Trepple decides that she must experience the real thing: she must go above ground and see the world that has been abandoned. As she surfaces and explores, the stories from the previous two acts begin to combine with this one. Trepple wanders into an apartment, where she discovers Maki, Maho’s pregnant sister from Act II. Trepple is desperate to save Maki–after all, earth is uninhabitable, and Maki and her unborn child are both in grave danger. As Trepple attempts to convince Maki to come underground to safety, we see Nina–from Act I–attempt to find her family in the wake of the Chernobyl explosion. Everything melts into horror and confusion; the world is unsafe for all three characters, and the orderly and understandable lives they had previously been living are now nothing beyond pure chaos and imminent danger.

Act III is a tale of caution; a picture of what life will look like once humans have destroyed the earth yet are still determined to remain in charge. It is also a prediction of how the uncontrollable development of technology will lead to our eventual inability to communicate with each other on an essential human level. Until Trepple discovers Maki, she has never before had to interact with another human without the aid of technology, and it isn’t until she is in the midst of disaster that she discovers that she still knows how. Act III reminded us that we can use technology as a means to avoid as many problems as we want, but the emotional damage will be unavoidable and permanent.

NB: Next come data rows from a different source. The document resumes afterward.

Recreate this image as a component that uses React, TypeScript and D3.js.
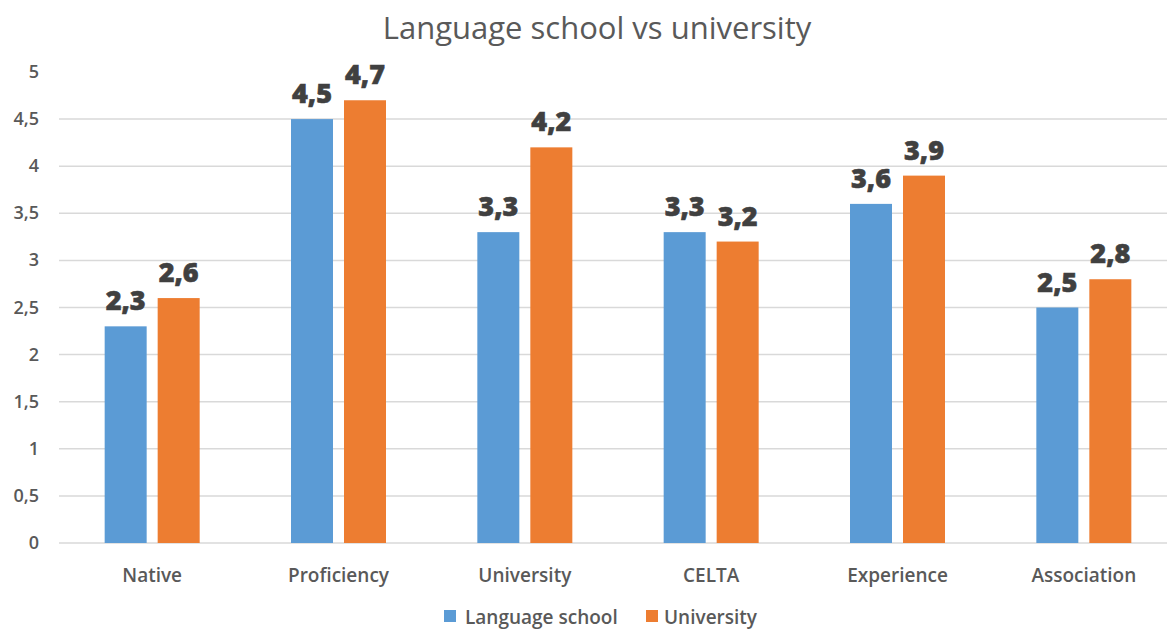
import React from "react";
import * as d3 from "d3";

const categories = ["Native", "Proficiency", "University", "CELTA", "Experience", "Association"];
const languageSchool = [2.3, 4.5, 3.3, 3.3, 3.6, 2.5];
const university = [2.6, 4.7, 4.2, 3.2, 3.9, 2.8];
const seriesNames = ["Language school", "University"];
const yTicks = [0, 0.5, 1, 1.5, 2, 2.5, 3, 3.5, 4, 4.5, 5];
const colors = ["#5B9BD5", "#ED7D31"];

const W = 1167, H = 630;
const fmt = (v: number) => String(v).replace(".", ",");

export default function App() {
  const x = d3.scaleBand<string>().domain(categories).range([59, 1177]).paddingInner(0).paddingOuter(0);
  const y = d3.scaleLinear().domain([0, 5]).range([543, 72]);
  const barW = 42;
  const gap = 11;
  const series = [languageSchool, university];
  const font = "'Open Sans', 'DejaVu Sans', sans-serif";
  return (
    <svg width={W} height={H} style={{ position: "absolute", left: 0, top: 0, background: "#fff" }} fontFamily={font}>
      <text x={597} y={39} textAnchor="middle" fontSize={31} fill="#595959">Language school vs university</text>
      {yTicks.map((t) => (
        <g key={t}>
          {t < 5 && <line x1={59} x2={1167} y1={y(t)} y2={y(t)} stroke="#D9D9D9" strokeWidth={1.5} />}
          <text x={39} y={y(t) + 6} textAnchor="end" fontSize={18} fontWeight={600} fill="#595959">{fmt(t)}</text>
        </g>
      ))}
      {categories.map((c, i) => {
        const cx = x(c)! + x.bandwidth() / 2;
        return (
          <g key={c}>
            {series.map((s, k) => {
              const bx = k === 0 ? cx - gap / 2 - barW : cx + gap / 2;
              return (
                <g key={k}>
                  <rect x={bx} y={y(s[i])} width={barW} height={y(0) - y(s[i])} fill={colors[k]} />
                  <text x={bx + barW / 2} y={y(s[i]) - 16} textAnchor="middle" fontSize={27} fontWeight={800} fill="#404040" stroke="#404040" strokeWidth={0.6}>{fmt(s[i])}</text>
                </g>
              );
            })}
            <text x={cx} y={582} textAnchor="middle" fontSize={19} fontWeight={600} fill="#595959">{c}</text>
          </g>
        );
      })}
      <g>
        <rect x={444} y={610} width={12} height={12} fill={colors[0]} />
        <text x={465} y={624} fontSize={19} fontWeight={600} fill="#595959">{seriesNames[0]}</text>
        <rect x={646} y={610} width={12} height={12} fill={colors[1]} />
        <text x={664} y={624} fontSize={19} fontWeight={600} fill="#595959">{seriesNames[1]}</text>
      </g>
    </svg>
  );
}
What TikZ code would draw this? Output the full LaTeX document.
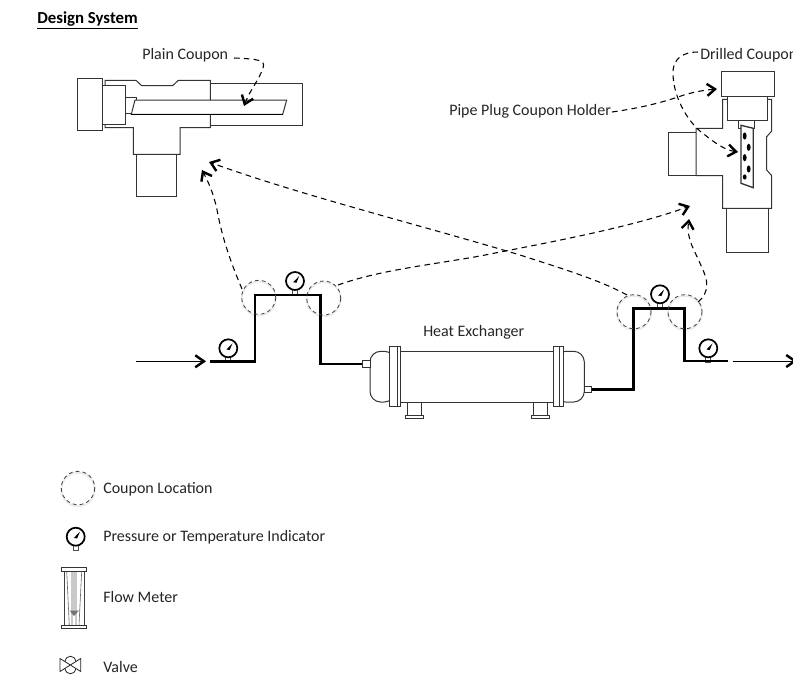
\documentclass[tikz,border=0pt]{standalone}
\usepackage{fontspec}
\setmainfont{Carlito}
\usetikzlibrary{arrows.meta}
\tikzset{
  x=0.75pt,y=-0.75pt,
  part/.style={draw=black!80,line width=0.75pt,fill=white,line join=miter},
  couponplate/.style={draw=black!80,line width=0.75pt,fill=white},
  pipe/.style={draw=black,line width=2.2pt,line join=miter},
  flow/.style={draw=black,line width=0.6pt,-{Straight Barb[length=6.5pt,width=9pt,line width=1.8pt]}},
  callout/.style={draw=black,line width=0.8pt,dash pattern=on 4.2pt off 3.2pt,-{Straight Barb[length=6pt,width=9pt,line width=1.8pt]}},
  label/.style={inner sep=0pt,font=\fontsize{12pt}{14pt}\selectfont,text=black!85,anchor=west},
  locring/.style={draw=black!75,line width=0.6pt,dash pattern=on 2.8pt off 2.4pt},
  locglow/.style={draw=black!8,line width=1.4pt},
  hx/.style={draw=black!80,line width=0.75pt,fill=white},
  gauge/.pic={
    \draw[draw=black!70,fill=white,line width=0.5pt] (-2.5,8.5) rectangle (2.5,14);
    \draw[draw=black,fill=white,line width=1.3pt] (0,0) circle (9);
    \draw[fill=black,draw=none] (-1.8,1.2) -- (4.2,-5) -- (1.4,1.8) -- cycle;
  },
}
\begin{document}
\begin{tikzpicture}
\useasboundingbox (0,0) rectangle (793,675);
\clip (0,0) rectangle (793,675);
\fill[white] (0,0) rectangle (793,675);

% ---------- title
\node[label,font=\fontsize{12.6pt}{14pt}\selectfont\bfseries,text=black] (title) at (37,20) {\underline{Design System}};

% ---------- plain coupon fitting
\draw[part] (136,154.3) rectangle (176.7,196.7);
\draw[part] (210.3,83.7) rectangle (302.3,125);
\draw[part] (105,85.3) -- (105,80.3) -- (136,80.3) -- (141.7,85.7) -- (172.7,85.7) -- (178.3,80.3) -- (210.3,80.3) -- (210.3,127.7) -- (180,127.7) -- (180,154.3) -- (133.3,154.3) -- (133.3,127.7) -- (105,127.7) -- cycle;
\draw[part] (77.7,78.3) rectangle (102,130);
\draw[part] (102,85.3) rectangle (125.3,124);
\draw[part] (125.3,97.7) rectangle (136,113.3);
\draw[couponplate] (135,100) -- (286.7,100) -- (282.7,114.3) -- (131.3,114.3) -- cycle;
\draw[black,line width=1.2pt] (131.3,114.3) -- (282.7,114.3);

% ---------- drilled coupon fitting
\draw[part] (726,208.3) rectangle (768.3,252.7);
\draw[part] (668.3,132.7) rectangle (696,175.7);
\draw[part] (727.7,99.3) -- (722.7,99.3) -- (722.7,128.3) -- (696,128.3) -- (696,175.7) -- (722.7,175.7) -- (722.7,208.3) -- (771.7,208.3) -- (771.7,175.7) -- (766.7,170) -- (766.7,136.7) -- (771.7,131) -- (771.7,99.3) -- (767.7,99.3);
\draw[part] (721,71) rectangle (774.3,96);
\draw[part] (727.7,96) rectangle (767.7,120);
\draw[part] (738.3,120) rectangle (754.3,128);
\draw[couponplate,line width=1pt] (741,125.3) -- (753.3,128.3) -- (753.3,187.7) -- (741,183.3) -- cycle;
\foreach \hx/\hy/\hr in {744.7/136/3.6,748.7/147.3/3.6,744.7/157.7/3.6,748.7/169/3.6,744.7/177/2.6}
  \fill[black] (\hx,\hy) ellipse (1.9 and \hr);

% ---------- heat exchanger
\draw[hx] (407.7,402) rectangle (421.7,415);
\draw[hx] (405.7,415) rectangle (423.7,418.3);
\draw[hx] (533.3,402) rectangle (547.3,415);
\draw[hx] (531.3,415) rectangle (549.3,418.3);
\draw[hx,rounded corners=8pt] (395,351.3) -- (370,351.3) -- (370,402) -- (395,402) -- cycle;
\draw[hx,rounded corners=8pt] (555,351.3) -- (584.3,351.3) -- (584.3,402) -- (555,402) -- cycle;
\draw[hx] (395,351.3) -- (555,351.3) -- (555,402) -- (395,402) -- cycle;
\draw[hx] (389.3,346) rectangle (400,406.7);
\draw[hx] (397,346) -- (397,406.7);
\draw[hx] (553.3,346) rectangle (563.3,406.7);
\draw[hx] (559.5,346) -- (559.5,406.7);
\node[draw=black!80,line width=0.7pt,fill=white,inner sep=0pt,minimum width=5.5pt,minimum height=5pt] (hxin) at (366.3,364) {};
\node[draw=black!80,line width=0.7pt,fill=white,inner sep=0pt,minimum width=5.5pt,minimum height=5pt] (hxout) at (588,389.3) {};

% ---------- named points of the pipe run
\coordinate (inA) at (136,361.3);
\coordinate (inB) at (206,361.3);
\coordinate (p1) at (210,361.3);
\coordinate (outA) at (727.7,361);
\coordinate (outB) at (732.7,361);
\coordinate (outC) at (797,361);

% ---------- coupon location rings
\foreach \nm/\cx/\cy in {r1/258.7/297.3,r2/323.7/298,r3/634/311.7,r4/685/311.7}{
  \draw[locglow] (\cx,\cy+1.2) circle (17);
}
\coordinate (r1) at (258.7,297.3);
\coordinate (r2) at (323.7,298);
\coordinate (r3) at (634,311.7);
\coordinate (r4) at (685,311.7);

% ---------- gauges under the pipe
\pic at (228.3,348.3) {gauge};
\pic at (295,281) {gauge};
\pic at (660,294.3) {gauge};
\pic at (708.3,348.3) {gauge};

% ---------- pipes
\draw[pipe] (p1) -- (255,361.3) -- (255,295) -- (320.7,295) -- (320.7,364) -- (hxin.west);
\draw[pipe] (hxout.east) -- (633.3,389.3) -- (633.3,308.7) -- (684.3,308.7) -- (684.3,361) -- (outA);
\draw[flow] (inA) -- (inB);
\draw[flow] (outB) -- (outC);
\foreach \nm in {r1,r2,r3,r4}
  \draw[locring] (\nm) circle (17);

% ---------- labels
\node[label] (plain) at (142,55) {Plain Coupon};
\node[label] (drilled) at (700,55) {Drilled Coupon};
\node[label] (holder) at (449,111) {Pipe Plug Coupon Holder};
\node[label] (hxlabel) at (423,332) {Heat Exchanger};
\node[label] (lg1) at (103,489) {Coupon Location};
\node[label] (lg2) at (103,537) {Pressure or Temperature Indicator};
\node[label] (lg3) at (103,597) {Flow Meter};
\node[label] (lg4) at (103,667) {Valve};

% ---------- callouts
\draw[callout] (234,58) .. controls (258,59) and (266,60) .. (263,68) .. controls (259,80) and (250,90) .. (244,106);
\draw[callout] (242,289) .. controls (234,270) and (224,245) .. (218,215) .. controls (215,198) and (210,185) .. (202,170);
\draw[callout] (627,295) .. controls (600,280) and (560,268) .. (520,255) .. controls (420,225) and (300,195) .. (209,162);
\draw[callout] (338,285) .. controls (380,270) and (430,265) .. (480,256) .. controls (540,244) and (630,228) .. (690,206);
\draw[callout] (698,302) .. controls (710,292) and (708,280) .. (702,268) .. controls (695,250) and (686,240) .. (689,219);
\draw[callout] (612,112) .. controls (640,108) and (660,103) .. (678,97) .. controls (692,92) and (705,90) .. (717,89);
\draw[callout] (698,52) .. controls (685,52) and (672,57) .. (673,75) .. controls (674,100) and (690,125) .. (705,135) .. controls (715,143) and (725,150) .. (738,152);

% ---------- legend
\draw[locglow] (78,489.5) circle (16.7);
\draw[locring] (78,488) circle (16.7);
\pic at (75.7,536.7) {gauge};
% flow meter
\draw[draw=black!75,line width=0.6pt] (64.7,571) -- (64.7,625.3) (84,571) -- (84,625.3);
\draw[draw=black!60,line width=0.45pt] (66.7,571) -- (69.3,625.3) (81.7,571) -- (79,625.3) (72,571) -- (72,625.3) (76,571) -- (76,625.3) (74,571) -- (74,612);
\fill[black!55] (69.5,610.5) -- (79,610.5) -- (74,616) -- cycle;
\draw[draw=black!80,line width=0.7pt,fill=white] (61.3,567.7) rectangle (86.7,571);
\draw[draw=black!80,line width=0.7pt,fill=white] (61.3,625.3) rectangle (86.7,628.7);
% valve
\draw[draw=black!85,line width=0.6pt] (60,658.5) -- (80.7,671.5) -- (80.7,658.5) -- (60,671.5) -- cycle;
\draw[draw=black!85,line width=0.6pt] (65,661.5) .. controls (66,654.5) and (75,654.5) .. (75.7,661.5);
\draw[draw=black!85,line width=0.6pt] (65,668.5) .. controls (66,675.5) and (75,675.5) .. (75.7,668.5);
\end{tikzpicture}
\end{document}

The production’s use of technology throughout its entirety was quite remarkable: everything from a thoroughly detailed soundscape, to projections that accessed every blank surface, to the actors manipulating cameras and microphones as they discovered the constantly changing rules of the universe, all contributed to creating an experience that was fully realized and alarmingly palpable. And yet, like the protagonists, the moments that I remember most vividly were the interactions between humans sharing a space–moments that pushed through the technological noise and erased the virtuality, reminding me that we must relate to each other in true reality. As Nina stood in front of me telling the story of her escape and how frightened she was, as Maho made eye contact with me while I decided whether she would save herself or stay with her sister, and as Trepple walked past me taking her first steps on the earth’s surface, I realized once again that as powerful as we feel within the virtual worlds we create, there will never be any substitute for the deep emotional connectivity that can be shared between two human beings.